There is a similar proof in Gilbarg and Trudinger Gilbarg and Trudinger(lemmas 7.12 and 7.16 and formula (7.45). They prove Poincare inequality in convex domains with the average instead of $u=0$ on $\Gamma$. The trick there is to consider $g(r)=u(z+r\sigma)$ instead of $u^2$, to integrate first in $z$ as you suggested, and then instead of using Holder's inequality to raise to the power $2$ to use instead a generalized form of Young's inequality for convolutions to deal with $\frac1{|x-z|^{n-1}}.$ A similar idea could work here....
The problem with your argument is in using the same point $z\in \Gamma$ for all rays when you integrate in polar coordinates. The Poincare inequality does not hold if $u=0$ at a single point, since the capacity of a point is zero. This is what is causing your final line to be non-integrable. Somehow you have to "share the burden" across all points $z\in \Gamma$, maybe by varying $z\in \Gamma$ as you integrate across rays. Unfortunately I don't know how to do this or if it will work out.
As a simple example you can compute the constant for a box $[0,1]^d$ if $\Gamma = \{x_i=0\}$. If you use your method and integrate along $x_i$ (instead of in polar coordinates) you should get $C=2$. Note that you are using rays starting from all points $x \in \Gamma$ in the proof.
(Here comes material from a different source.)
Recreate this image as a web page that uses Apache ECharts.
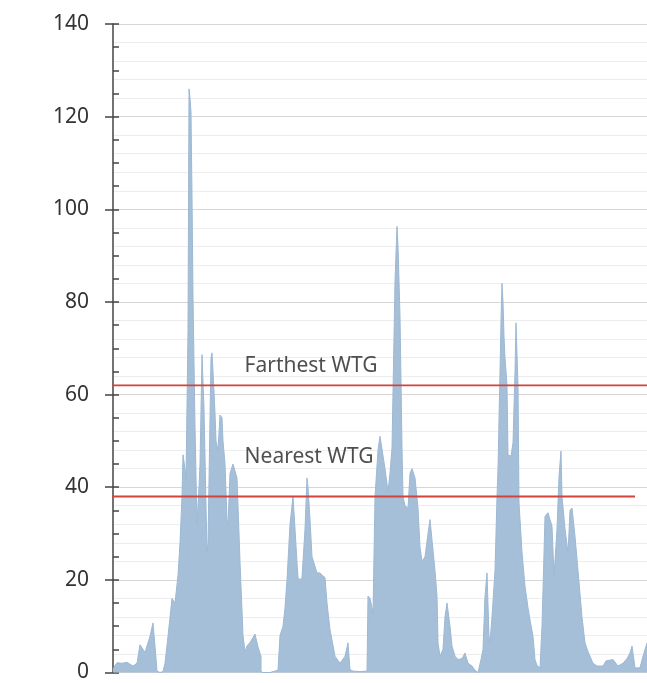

Somehow you need to do this in your case of a convex domain as well.
EDIT: A silly idea just occurred to me. You might try sticking the point $z$ outside the domain slightly behind $\Gamma$ and use your same argument. Then the right hand side would be integrable, but the rays might not completely sweep out the domain (but if it is uniformly convex, then you might not miss too much).